I knew the story well – retold hundreds of times in my family – that in 1874, my great-grandfather traveled from California back to his hometown in Niles, Michigan, to ask my great-grandmother to marry him and return to his ranch in Yolo, California.
Simple facts. That is, until I started to do research for her Biography to reconstruct what might have actually happened. Writing fiction is fun. You can just make up events, people, and conversations to suit your story, as I did in Heart Wood, a fictionalized inspiration of my Great-grandmother’s life.
But writing an historical Biography is like writing with one hand tied behind your back. There’s so many constraints: everything must be documented and verified, with no conjecture, imagining, or creativity . . . Darn.

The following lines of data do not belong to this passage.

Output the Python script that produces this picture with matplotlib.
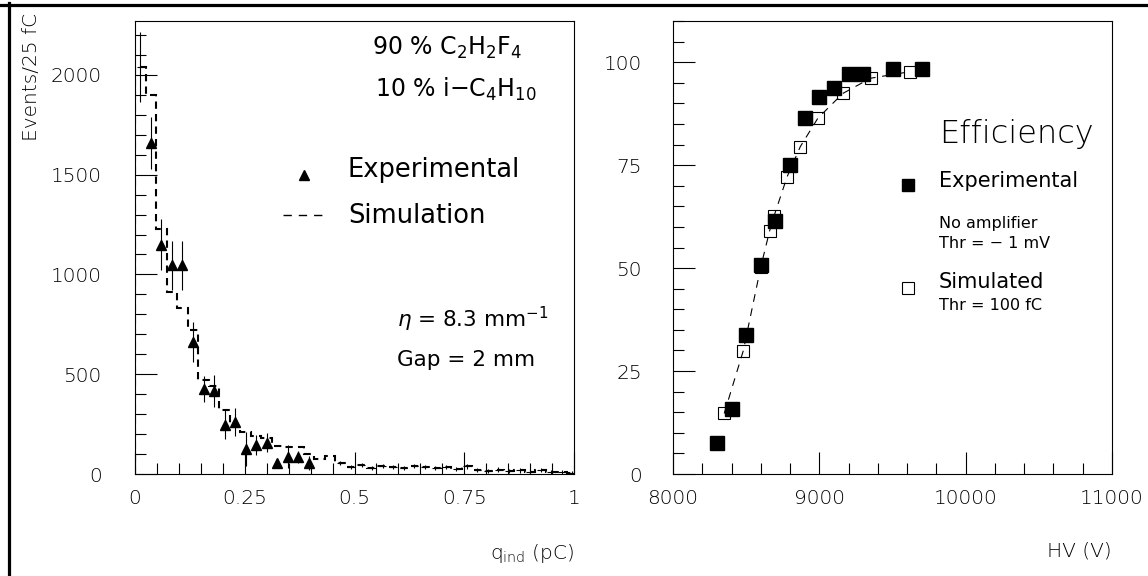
import numpy as np
import matplotlib
matplotlib.use('Agg')
import matplotlib.pyplot as plt
from matplotlib.lines import Line2D
from matplotlib.ticker import MultipleLocator, FixedLocator

plt.rcParams['font.family'] = ['DejaVu Sans']
plt.rcParams['mathtext.default'] = 'regular'

# induced charge spectrum (left), bin width in pC
bin_width = 0.024
exp_q = [0.037, 0.060, 0.084, 0.108, 0.132, 0.157, 0.180, 0.205,
         0.228, 0.252, 0.275, 0.300, 0.324, 0.348, 0.372, 0.396]
exp_counts = [1660, 1148, 1045, 1045, 663, 424, 416, 246,
              259, 125, 145, 157, 54, 87, 84, 54]
exp_err = [130, 128, 125, 125, 100, 65, 80, 73,
           70, 85, 50, 48, 20, 57, 29, 35]

sim_counts = [2040, 1900, 1230, 910, 830, 720, 470, 440, 320, 240,
              210, 190, 180, 140, 135, 135, 100, 75, 88, 55,
              35, 45, 30, 40, 35, 30, 40, 35, 30, 35,
              25, 38, 20, 15, 22, 15, 18, 12, 20, 10, 8, 5]
sim_err = [175] + [0] * 18 + [12] * 23

# efficiency curve (right)
exp_hv = [8300, 8400, 8500, 8600, 8700, 8800, 8900, 9000, 9100, 9200, 9300, 9500, 9700]
exp_eff = [7.5, 15.8, 33.8, 50.8, 61.5, 75.0, 86.5, 91.6, 93.7, 97.1, 97.1, 98.3, 98.3]
sim_hv = [8350, 8480, 8600, 8660, 8690, 8780, 8870, 8990, 9160, 9350, 9620]
sim_eff = [14.7, 29.9, 50.3, 59.0, 62.6, 72.2, 79.5, 86.4, 92.4, 96.1, 97.7]

q_ticks = [0, 0.25, 0.5, 0.75, 1]
q_ticklabels = ['0', '0.25', '0.5', '0.75', '1']
n_ticks = [0, 500, 1000, 1500, 2000]
hv_ticks = [8000, 9000, 10000, 11000]
eff_ticks = [0, 25, 50, 75, 100]

tick_fs = 14.5
lw = 0.8

fig = plt.figure(figsize=(11.48, 5.76), dpi=100)
ax1 = fig.add_axes([135 / 1148, 102 / 576, 439 / 1148, 453 / 576])
ax2 = fig.add_axes([673 / 1148, 102 / 576, 439 / 1148, 453 / 576])

for ax in (ax1, ax2):
    for s in ax.spines.values():
        s.set_linewidth(lw)
    ax.tick_params(which='both', direction='in', top=False, right=False,
                   width=lw, labelsize=tick_fs)
    ax.tick_params(which='major', length=15.8)
    ax.tick_params(which='minor', length=8)
    ax.tick_params(axis='x', pad=11)

# ---- left: charge spectrum ----
edges = np.arange(len(sim_counts) + 1) * bin_width
centers = edges[:-1] + bin_width / 2
sim_c = np.array(sim_counts)
sim_e = np.array(sim_err)
sel = sim_e > 0

ax1.stairs(sim_c, edges, color='k', lw=1.5, linestyle=(0, (3.5, 2.5)))
ax1.errorbar(centers[sel], sim_c[sel], yerr=sim_e[sel], xerr=bin_width * 0.35,
             fmt='none', ecolor='k', elinewidth=lw)
ax1.errorbar(exp_q, exp_counts, yerr=exp_err, fmt='^', color='k', ms=7.5,
             elinewidth=lw, capsize=0)

ax1.set_xlim(0, 1)
ax1.set_ylim(0, 2270)
ax1.xaxis.set_major_locator(FixedLocator(q_ticks))
ax1.set_xticklabels(q_ticklabels, fontweight='light')
ax1.xaxis.set_minor_locator(MultipleLocator(0.05))
ax1.yaxis.set_major_locator(FixedLocator(n_ticks))
ax1.set_yticklabels([str(v) for v in n_ticks], fontweight='light')
ax1.yaxis.set_minor_locator(MultipleLocator(100))
ax1.tick_params(axis='y', pad=24)

ax1.text(1.0, -0.188, 'q$_{ind}$ (pC)', transform=ax1.transAxes, ha='right',
         va='baseline', fontsize=tick_fs, fontweight='light')
ax1.text(-0.235, 1.018, 'Events/25 fC', transform=ax1.transAxes, rotation=90,
         ha='center', va='top', fontsize=tick_fs, fontweight='light')

ax1.text(0.540, 0.925, '90 % C$_2$H$_2$F$_4$', transform=ax1.transAxes,
         fontsize=17, va='baseline')
ax1.text(0.547, 0.832, '10 % i\u2212C$_4$H$_{10}$', transform=ax1.transAxes,
         fontsize=17, va='baseline')

# legend keys
ax1.add_line(Line2D([0.385], [0.660], transform=ax1.transAxes, marker='^',
                    color='k', ms=7.5, ls='none'))
ax1.text(0.485, 0.656, 'Experimental', transform=ax1.transAxes,
         fontsize=18.5, va='baseline')
ax1.add_line(Line2D([0.337, 0.426], [0.572, 0.572], transform=ax1.transAxes,
                    color='k', lw=1.0, linestyle=(0, (6, 5))))
ax1.text(0.485, 0.554, 'Simulation', transform=ax1.transAxes,
         fontsize=18.5, va='baseline')

ax1.text(0.597, 0.325, '$\\mathit{\\eta}$ = 8.3 mm$^{-1}$', transform=ax1.transAxes,
         fontsize=15.5, va='baseline')
ax1.text(0.597, 0.238, 'Gap = 2 mm', transform=ax1.transAxes,
         fontsize=15.5, va='baseline')

# ---- right: efficiency ----
ax2.plot(sim_hv, sim_eff, color='k', lw=lw, linestyle=(0, (7, 6)), zorder=2)
ax2.plot(sim_hv, sim_eff, 's', mfc='none', mec='k', mew=lw, ms=8, zorder=3)
ax2.plot(exp_hv, exp_eff, 's', color='k', ms=10, zorder=4)

ax2.set_xlim(8000, 11000)
ax2.set_ylim(0, 110)
ax2.xaxis.set_major_locator(FixedLocator(hv_ticks))
ax2.set_xticklabels([str(v) for v in hv_ticks], fontweight='light')
ax2.xaxis.set_minor_locator(MultipleLocator(200))
ax2.yaxis.set_major_locator(FixedLocator(eff_ticks))
ax2.set_yticklabels([str(v) for v in eff_ticks], fontweight='light')
ax2.yaxis.set_minor_locator(MultipleLocator(5))
ax2.tick_params(axis='y', pad=22.5)

ax2.text(1.0, -0.183, 'HV (V)', transform=ax2.transAxes, ha='right',
         va='baseline', fontsize=tick_fs, fontweight='light')

ax2.text(0.606, 0.731, 'Efficiency', transform=ax2.transAxes,
         fontsize=23, fontweight='light', va='baseline')
ax2.add_line(Line2D([0.535], [0.638], transform=ax2.transAxes, marker='s',
                    color='k', ms=8, ls='none'))
ax2.text(0.606, 0.634, 'Experimental', transform=ax2.transAxes,
         fontsize=15, va='baseline')
ax2.text(0.606, 0.543, 'No amplifier', transform=ax2.transAxes,
         fontsize=11.5, va='baseline')
ax2.text(0.606, 0.499, 'Thr = \u2212 1 mV', transform=ax2.transAxes,
         fontsize=11.5, va='baseline')
ax2.add_line(Line2D([0.535], [0.411], transform=ax2.transAxes, marker='s',
                    mfc='none', mec='k', mew=lw, ms=8, ls='none'))
ax2.text(0.606, 0.411, 'Simulated', transform=ax2.transAxes,
         fontsize=15, va='baseline')
ax2.text(0.606, 0.362, 'Thr = 100 fC', transform=ax2.transAxes,
         fontsize=11.5, va='baseline')

# page frame, top and left edges
fig.add_artist(Line2D([0, 1], [1 - 4.5 / 576] * 2, transform=fig.transFigure,
                      color='k', lw=2.3))
fig.add_artist(Line2D([8.5 / 1148] * 2, [0, 1 - 3 / 576], transform=fig.transFigure,
                      color='k', lw=2.3))

fig.savefig('out.png', dpi=100)
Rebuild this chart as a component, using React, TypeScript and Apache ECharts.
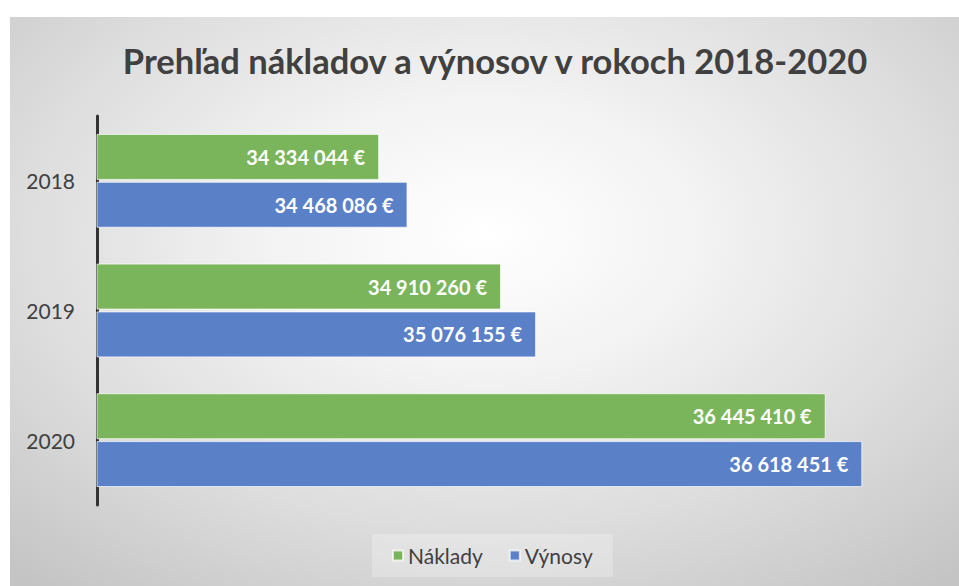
import React, { useEffect, useRef } from "react";
import * as echarts from "echarts";

const years = ["2018", "2019", "2020"];
const naklady = [34334044, 34910260, 36445410];
const vynosy = [34468086, 35076155, 36618451];
const seriesNames = ["Náklady", "Výnosy"];
const titleText = "Prehľad nákladov a výnosov v rokoch 2018-2020";

const fmt = (v: number) =>
  String(Math.round(v)).replace(/\B(?=(\d{3})+(?!\d))/g, " ") + " €";

export default function App() {
  const ref = useRef<HTMLDivElement>(null);
  useEffect(() => {
    if (!ref.current) return;
    const chart = echarts.init(ref.current, null, { renderer: "svg" });
    const font = "Lato, 'Open Sans', sans-serif";
    const labelCfg = {
      show: true,
      position: "insideRight",
      distance: 14,
      color: "#ffffff",
      fontWeight: "bold",
      fontSize: 20,
      fontFamily: font,
      formatter: (p: any) => fmt(p.value),
    };
    chart.setOption({
      animation: false,
      backgroundColor: "transparent",
      title: {
        text: titleText,
        left: 490,
        textAlign: "center",
        top: 38,
        textStyle: {
          fontFamily: font,
          fontSize: 34.5,
          fontWeight: "bold",
          color: "#404040",
        },
      },
      legend: {
        data: seriesNames,
        left: 372,
        bottom: 9,
        itemWidth: 10,
        itemHeight: 10,
        itemGap: 26,
        icon: "rect",
        padding: [11, 20],
        backgroundColor: "rgba(255,255,255,0.25)",
        textStyle: { fontFamily: font, fontSize: 21, color: "#404040" },
      },
      grid: { left: 97, right: 16, top: 116, bottom: 81, containLabel: false },
      xAxis: {
        type: "value",
        min: 33000000,
        max: 37000000,
        show: false,
        splitLine: { show: false },
      },
      yAxis: {
        type: "category",
        data: years,
        inverse: true,
        axisLine: { show: true, lineStyle: { color: "#333333", width: 3 } },
        axisTick: { show: false },
        axisLabel: {
          fontFamily: font,
          fontSize: 21,
          color: "#404040",
          margin: 22,
        },
      },
      series: [
        {
          name: seriesNames[0],
          type: "bar",
          data: naklady,
          barWidth: 46,
          barGap: "4%",
          itemStyle: { color: "#7BB55B", borderColor: "rgba(255,255,255,0.7)", borderWidth: 1 },
          label: labelCfg,
        },
        {
          name: seriesNames[1],
          type: "bar",
          data: vynosy,
          barWidth: 46,
          barGap: "4%",
          itemStyle: { color: "#5A80C8", borderColor: "rgba(255,255,255,0.7)", borderWidth: 1 },
          label: labelCfg,
        },
      ],
    });
    return () => chart.dispose();
  }, []);
  return (
    <div style={{ position: "absolute", left: 0, top: 0, width: 959, height: 586, background: "#ffffff" }}>
      <div
        style={{
          position: "absolute",
          left: 10,
          top: 17,
          right: 0,
          bottom: 0,
          background:
            "radial-gradient(ellipse 75% 80% at 50% 38%, #ffffff 0%, #f3f3f3 30%, #dddddd 65%, #c4c4c4 100%)",
        }}
      />
      <div ref={ref} style={{ position: "absolute", left: 0, top: 0, width: 959, height: 586 }} />
    </div>
  );
}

But I’m always up for learning new things, and now my brain synapses are tingling with this new challenge.
Here’s my dilemma.
The scene opens in 1874 with Emily Anna Bacon, age 20, now at the end of her first six months of teaching high school in Niles, Michigan. She’s worked hard to get here – especially as a female in the late-1800s when it was more common for a girl to go to finishing school after eighth grade to learn the home arts and attract a husband. But Emily grew up in a household that valued education – her four brothers were all attorneys and her father a district judge. So in 1869, she enrolled in the Michigan Female Seminary in Kalamazoo, 75 miles from home. From the course catalogue, I know that she graduated in 1873 with knowledge of Latin, Botany, Algebra, Essay Writing, Geography, the Bible, Physiology, History, Government, English Literature, Trigonometry, Chemistry, Art History, Astronomy, and more. Whew!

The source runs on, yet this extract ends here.